───── DATA SUPPLIED

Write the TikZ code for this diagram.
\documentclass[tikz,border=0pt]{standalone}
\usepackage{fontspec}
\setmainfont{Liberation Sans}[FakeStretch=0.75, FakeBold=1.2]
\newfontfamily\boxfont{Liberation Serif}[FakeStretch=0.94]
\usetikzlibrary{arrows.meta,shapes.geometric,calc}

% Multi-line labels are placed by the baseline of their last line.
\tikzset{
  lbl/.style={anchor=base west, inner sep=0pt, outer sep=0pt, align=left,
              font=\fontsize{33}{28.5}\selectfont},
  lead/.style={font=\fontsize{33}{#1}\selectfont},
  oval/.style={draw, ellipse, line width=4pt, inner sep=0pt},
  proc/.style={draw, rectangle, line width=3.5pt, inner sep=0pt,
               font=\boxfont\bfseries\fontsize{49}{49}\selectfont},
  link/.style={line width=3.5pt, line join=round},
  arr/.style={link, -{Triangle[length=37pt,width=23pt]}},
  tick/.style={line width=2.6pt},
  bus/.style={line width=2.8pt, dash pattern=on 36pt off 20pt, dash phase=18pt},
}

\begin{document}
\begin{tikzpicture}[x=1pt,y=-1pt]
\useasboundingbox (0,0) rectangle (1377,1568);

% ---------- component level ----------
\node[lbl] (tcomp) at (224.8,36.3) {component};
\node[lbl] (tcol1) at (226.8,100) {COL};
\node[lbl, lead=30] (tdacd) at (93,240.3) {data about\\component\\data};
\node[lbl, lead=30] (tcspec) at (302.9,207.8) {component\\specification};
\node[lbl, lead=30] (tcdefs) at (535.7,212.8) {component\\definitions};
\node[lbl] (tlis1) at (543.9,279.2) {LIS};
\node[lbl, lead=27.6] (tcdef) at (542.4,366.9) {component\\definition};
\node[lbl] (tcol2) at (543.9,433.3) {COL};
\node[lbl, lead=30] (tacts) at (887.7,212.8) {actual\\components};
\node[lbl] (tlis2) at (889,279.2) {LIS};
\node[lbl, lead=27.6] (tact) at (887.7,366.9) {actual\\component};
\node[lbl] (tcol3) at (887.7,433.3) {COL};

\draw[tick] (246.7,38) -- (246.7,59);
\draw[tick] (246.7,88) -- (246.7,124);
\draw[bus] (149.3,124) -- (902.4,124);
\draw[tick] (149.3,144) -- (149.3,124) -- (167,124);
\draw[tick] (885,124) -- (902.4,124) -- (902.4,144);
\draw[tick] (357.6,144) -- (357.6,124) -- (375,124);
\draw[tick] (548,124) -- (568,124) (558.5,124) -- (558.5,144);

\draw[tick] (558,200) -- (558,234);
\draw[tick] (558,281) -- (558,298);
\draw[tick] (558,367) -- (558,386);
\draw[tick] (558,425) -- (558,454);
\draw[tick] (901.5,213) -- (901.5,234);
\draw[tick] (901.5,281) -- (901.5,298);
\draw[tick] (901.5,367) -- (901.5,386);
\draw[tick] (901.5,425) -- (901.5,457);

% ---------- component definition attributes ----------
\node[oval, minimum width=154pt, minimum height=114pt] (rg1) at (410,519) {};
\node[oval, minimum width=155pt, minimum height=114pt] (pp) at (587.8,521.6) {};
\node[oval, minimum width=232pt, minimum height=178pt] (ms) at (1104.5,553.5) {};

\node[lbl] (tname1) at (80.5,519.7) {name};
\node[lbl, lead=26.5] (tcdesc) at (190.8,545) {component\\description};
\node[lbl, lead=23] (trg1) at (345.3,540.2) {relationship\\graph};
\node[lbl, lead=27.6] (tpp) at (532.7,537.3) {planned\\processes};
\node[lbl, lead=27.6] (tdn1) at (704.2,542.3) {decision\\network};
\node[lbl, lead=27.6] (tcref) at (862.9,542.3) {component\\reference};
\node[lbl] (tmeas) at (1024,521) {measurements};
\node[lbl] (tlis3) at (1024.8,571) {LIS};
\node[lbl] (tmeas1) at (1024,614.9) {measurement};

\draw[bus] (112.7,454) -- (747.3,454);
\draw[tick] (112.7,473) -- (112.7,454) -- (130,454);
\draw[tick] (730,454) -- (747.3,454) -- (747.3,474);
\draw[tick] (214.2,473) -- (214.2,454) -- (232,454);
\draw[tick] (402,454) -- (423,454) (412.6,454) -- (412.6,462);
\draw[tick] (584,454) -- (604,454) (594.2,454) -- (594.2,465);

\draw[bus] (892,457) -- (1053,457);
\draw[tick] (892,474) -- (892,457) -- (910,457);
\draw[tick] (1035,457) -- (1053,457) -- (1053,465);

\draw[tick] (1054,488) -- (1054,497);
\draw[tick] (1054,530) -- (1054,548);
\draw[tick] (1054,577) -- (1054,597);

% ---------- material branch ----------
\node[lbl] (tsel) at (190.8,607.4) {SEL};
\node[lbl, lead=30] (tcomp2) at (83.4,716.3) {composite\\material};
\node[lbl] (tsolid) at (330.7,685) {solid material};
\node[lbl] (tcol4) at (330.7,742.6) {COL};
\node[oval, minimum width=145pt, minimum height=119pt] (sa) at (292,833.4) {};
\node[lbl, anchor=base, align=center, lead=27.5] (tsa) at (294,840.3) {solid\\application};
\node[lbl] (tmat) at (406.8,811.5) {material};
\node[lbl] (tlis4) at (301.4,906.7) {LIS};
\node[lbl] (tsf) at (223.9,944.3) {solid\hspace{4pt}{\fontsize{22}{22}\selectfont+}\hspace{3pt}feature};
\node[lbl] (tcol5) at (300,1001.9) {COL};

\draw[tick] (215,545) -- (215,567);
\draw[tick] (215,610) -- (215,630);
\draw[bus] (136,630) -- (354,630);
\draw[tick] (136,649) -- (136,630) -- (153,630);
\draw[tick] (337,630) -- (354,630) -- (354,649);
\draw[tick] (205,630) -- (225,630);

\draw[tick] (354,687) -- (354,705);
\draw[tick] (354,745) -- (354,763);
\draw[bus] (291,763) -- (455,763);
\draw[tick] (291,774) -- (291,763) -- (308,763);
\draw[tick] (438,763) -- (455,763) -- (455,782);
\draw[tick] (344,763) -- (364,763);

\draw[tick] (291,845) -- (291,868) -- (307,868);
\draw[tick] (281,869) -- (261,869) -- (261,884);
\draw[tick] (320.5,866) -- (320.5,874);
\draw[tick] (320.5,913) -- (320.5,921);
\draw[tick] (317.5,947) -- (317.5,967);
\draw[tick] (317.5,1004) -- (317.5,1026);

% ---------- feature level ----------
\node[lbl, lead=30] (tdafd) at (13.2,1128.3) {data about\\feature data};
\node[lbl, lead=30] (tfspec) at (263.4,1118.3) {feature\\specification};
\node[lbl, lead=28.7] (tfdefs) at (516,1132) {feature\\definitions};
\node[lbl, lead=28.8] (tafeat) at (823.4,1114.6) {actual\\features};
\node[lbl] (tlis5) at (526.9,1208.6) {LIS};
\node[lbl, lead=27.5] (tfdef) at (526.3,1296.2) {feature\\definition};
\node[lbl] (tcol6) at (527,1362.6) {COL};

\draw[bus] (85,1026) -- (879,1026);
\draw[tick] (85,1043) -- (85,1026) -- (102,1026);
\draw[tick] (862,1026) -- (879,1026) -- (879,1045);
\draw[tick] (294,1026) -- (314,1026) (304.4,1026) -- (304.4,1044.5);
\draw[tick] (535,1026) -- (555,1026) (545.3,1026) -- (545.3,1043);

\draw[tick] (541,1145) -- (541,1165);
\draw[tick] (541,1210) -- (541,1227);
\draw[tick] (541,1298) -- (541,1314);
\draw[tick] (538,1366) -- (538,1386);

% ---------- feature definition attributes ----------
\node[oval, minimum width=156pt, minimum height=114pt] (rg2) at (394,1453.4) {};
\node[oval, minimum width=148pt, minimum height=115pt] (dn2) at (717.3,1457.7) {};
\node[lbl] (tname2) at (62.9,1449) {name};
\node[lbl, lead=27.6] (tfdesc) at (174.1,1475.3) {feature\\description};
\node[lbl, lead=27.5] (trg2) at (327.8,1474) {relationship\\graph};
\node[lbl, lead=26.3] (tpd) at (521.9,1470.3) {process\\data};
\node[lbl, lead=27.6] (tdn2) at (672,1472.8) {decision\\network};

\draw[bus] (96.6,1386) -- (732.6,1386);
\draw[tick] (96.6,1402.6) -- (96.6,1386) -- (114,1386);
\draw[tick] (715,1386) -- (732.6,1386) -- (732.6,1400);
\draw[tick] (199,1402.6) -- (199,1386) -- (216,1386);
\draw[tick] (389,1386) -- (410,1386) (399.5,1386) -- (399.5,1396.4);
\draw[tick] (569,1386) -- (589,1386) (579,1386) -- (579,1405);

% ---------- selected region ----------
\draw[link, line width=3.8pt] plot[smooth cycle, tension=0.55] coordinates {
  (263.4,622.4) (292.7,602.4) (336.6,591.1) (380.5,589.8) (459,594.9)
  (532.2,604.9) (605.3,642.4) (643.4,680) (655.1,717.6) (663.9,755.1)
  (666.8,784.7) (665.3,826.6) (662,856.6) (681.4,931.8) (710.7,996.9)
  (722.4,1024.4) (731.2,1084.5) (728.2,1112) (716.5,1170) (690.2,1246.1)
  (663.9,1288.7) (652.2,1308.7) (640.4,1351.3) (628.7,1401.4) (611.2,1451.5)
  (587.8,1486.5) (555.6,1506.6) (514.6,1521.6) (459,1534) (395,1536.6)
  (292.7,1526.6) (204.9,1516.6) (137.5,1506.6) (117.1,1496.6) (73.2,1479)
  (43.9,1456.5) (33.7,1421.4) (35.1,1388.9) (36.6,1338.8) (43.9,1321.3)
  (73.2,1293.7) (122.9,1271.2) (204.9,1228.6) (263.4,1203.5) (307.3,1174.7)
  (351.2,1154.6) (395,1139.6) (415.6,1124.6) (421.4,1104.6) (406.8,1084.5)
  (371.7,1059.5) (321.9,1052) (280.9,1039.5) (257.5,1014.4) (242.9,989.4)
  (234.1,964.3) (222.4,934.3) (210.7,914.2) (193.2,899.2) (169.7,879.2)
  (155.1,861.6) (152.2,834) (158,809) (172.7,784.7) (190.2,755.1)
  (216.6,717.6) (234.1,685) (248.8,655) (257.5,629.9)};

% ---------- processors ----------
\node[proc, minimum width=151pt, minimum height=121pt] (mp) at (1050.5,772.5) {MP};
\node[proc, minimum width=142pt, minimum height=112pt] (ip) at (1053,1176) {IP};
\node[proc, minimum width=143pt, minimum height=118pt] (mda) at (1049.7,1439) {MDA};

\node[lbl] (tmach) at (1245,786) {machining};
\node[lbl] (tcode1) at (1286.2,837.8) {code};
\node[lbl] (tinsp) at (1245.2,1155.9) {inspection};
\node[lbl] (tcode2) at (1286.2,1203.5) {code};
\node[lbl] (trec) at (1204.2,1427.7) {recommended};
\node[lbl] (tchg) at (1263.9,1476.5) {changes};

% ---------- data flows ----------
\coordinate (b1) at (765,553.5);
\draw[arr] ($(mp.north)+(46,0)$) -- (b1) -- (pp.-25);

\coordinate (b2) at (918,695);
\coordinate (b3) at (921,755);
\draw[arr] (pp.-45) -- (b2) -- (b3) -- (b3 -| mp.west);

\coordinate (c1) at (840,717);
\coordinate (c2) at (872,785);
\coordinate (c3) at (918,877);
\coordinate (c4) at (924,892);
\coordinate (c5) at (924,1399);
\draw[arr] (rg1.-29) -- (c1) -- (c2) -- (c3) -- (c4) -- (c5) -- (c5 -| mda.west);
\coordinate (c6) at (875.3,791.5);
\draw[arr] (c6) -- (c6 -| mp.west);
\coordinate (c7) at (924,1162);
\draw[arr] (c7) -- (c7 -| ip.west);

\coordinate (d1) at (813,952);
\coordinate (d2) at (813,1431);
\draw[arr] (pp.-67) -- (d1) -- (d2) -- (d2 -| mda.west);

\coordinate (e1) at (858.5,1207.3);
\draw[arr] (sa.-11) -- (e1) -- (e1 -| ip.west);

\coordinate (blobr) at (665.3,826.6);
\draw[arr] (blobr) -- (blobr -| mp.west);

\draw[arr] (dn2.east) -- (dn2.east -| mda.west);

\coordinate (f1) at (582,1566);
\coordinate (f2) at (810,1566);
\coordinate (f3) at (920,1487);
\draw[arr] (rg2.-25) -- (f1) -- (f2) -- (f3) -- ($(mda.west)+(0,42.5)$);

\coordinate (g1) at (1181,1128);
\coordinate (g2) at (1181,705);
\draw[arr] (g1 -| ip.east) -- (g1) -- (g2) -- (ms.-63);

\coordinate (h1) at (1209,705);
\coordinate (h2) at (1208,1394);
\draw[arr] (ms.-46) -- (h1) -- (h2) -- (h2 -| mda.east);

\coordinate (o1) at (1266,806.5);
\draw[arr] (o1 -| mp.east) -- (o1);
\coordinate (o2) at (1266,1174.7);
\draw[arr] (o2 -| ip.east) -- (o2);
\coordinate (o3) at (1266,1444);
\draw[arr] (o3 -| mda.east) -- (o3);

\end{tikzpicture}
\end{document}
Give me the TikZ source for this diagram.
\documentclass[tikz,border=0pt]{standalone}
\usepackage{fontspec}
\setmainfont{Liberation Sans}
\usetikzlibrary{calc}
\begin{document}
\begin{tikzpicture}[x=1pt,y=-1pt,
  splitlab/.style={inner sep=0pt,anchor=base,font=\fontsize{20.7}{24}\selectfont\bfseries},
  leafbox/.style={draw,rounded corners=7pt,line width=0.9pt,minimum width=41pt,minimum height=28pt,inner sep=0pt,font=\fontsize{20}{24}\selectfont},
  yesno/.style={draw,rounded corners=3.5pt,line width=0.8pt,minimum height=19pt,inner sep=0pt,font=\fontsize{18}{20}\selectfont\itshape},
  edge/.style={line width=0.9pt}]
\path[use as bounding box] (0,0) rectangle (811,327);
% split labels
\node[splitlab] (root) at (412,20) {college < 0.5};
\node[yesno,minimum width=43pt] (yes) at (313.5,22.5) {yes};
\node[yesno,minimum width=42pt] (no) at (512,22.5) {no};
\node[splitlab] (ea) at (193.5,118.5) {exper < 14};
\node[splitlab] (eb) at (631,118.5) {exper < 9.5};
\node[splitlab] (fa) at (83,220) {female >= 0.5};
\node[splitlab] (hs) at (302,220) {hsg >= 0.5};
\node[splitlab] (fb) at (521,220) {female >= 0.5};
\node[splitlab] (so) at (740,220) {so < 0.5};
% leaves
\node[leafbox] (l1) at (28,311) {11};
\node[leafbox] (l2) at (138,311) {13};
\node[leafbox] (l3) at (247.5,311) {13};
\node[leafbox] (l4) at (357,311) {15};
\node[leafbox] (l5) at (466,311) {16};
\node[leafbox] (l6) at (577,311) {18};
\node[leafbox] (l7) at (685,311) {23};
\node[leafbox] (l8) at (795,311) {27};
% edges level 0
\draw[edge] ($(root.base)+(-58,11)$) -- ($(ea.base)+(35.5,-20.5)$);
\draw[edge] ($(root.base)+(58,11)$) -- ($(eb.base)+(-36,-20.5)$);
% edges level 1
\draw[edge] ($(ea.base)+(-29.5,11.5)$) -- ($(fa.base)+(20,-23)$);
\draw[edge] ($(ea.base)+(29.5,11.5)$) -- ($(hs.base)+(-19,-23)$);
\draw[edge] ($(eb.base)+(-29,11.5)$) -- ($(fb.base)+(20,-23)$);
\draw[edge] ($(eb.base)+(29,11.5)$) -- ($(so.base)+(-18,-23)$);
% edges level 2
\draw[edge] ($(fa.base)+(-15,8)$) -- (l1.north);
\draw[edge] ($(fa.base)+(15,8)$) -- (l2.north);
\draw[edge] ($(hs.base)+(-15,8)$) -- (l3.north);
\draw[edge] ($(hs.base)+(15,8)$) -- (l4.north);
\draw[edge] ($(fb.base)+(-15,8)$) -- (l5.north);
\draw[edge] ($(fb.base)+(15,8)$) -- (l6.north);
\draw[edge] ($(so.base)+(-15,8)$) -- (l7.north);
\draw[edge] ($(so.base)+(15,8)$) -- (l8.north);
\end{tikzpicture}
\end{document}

──────────

TASK OBJECTIVE:
Quote every line from the beginning of the entries up to and including the line that contains "(0,0) rectangle (1377,1568);".

OUTPUT FOR THIS EXERCISE:
Write the TikZ code for this diagram.
\documentclass[tikz,border=0pt]{standalone}
\usepackage{fontspec}
\setmainfont{Liberation Sans}[FakeStretch=0.75, FakeBold=1.2]
\newfontfamily\boxfont{Liberation Serif}[FakeStretch=0.94]
\usetikzlibrary{arrows.meta,shapes.geometric,calc}

% Multi-line labels are placed by the baseline of their last line.
\tikzset{
  lbl/.style={anchor=base west, inner sep=0pt, outer sep=0pt, align=left,
              font=\fontsize{33}{28.5}\selectfont},
  lead/.style={font=\fontsize{33}{#1}\selectfont},
  oval/.style={draw, ellipse, line width=4pt, inner sep=0pt},
  proc/.style={draw, rectangle, line width=3.5pt, inner sep=0pt,
               font=\boxfont\bfseries\fontsize{49}{49}\selectfont},
  link/.style={line width=3.5pt, line join=round},
  arr/.style={link, -{Triangle[length=37pt,width=23pt]}},
  tick/.style={line width=2.6pt},
  bus/.style={line width=2.8pt, dash pattern=on 36pt off 20pt, dash phase=18pt},
}

\begin{document}
\begin{tikzpicture}[x=1pt,y=-1pt]
\useasboundingbox (0,0) rectangle (1377,1568);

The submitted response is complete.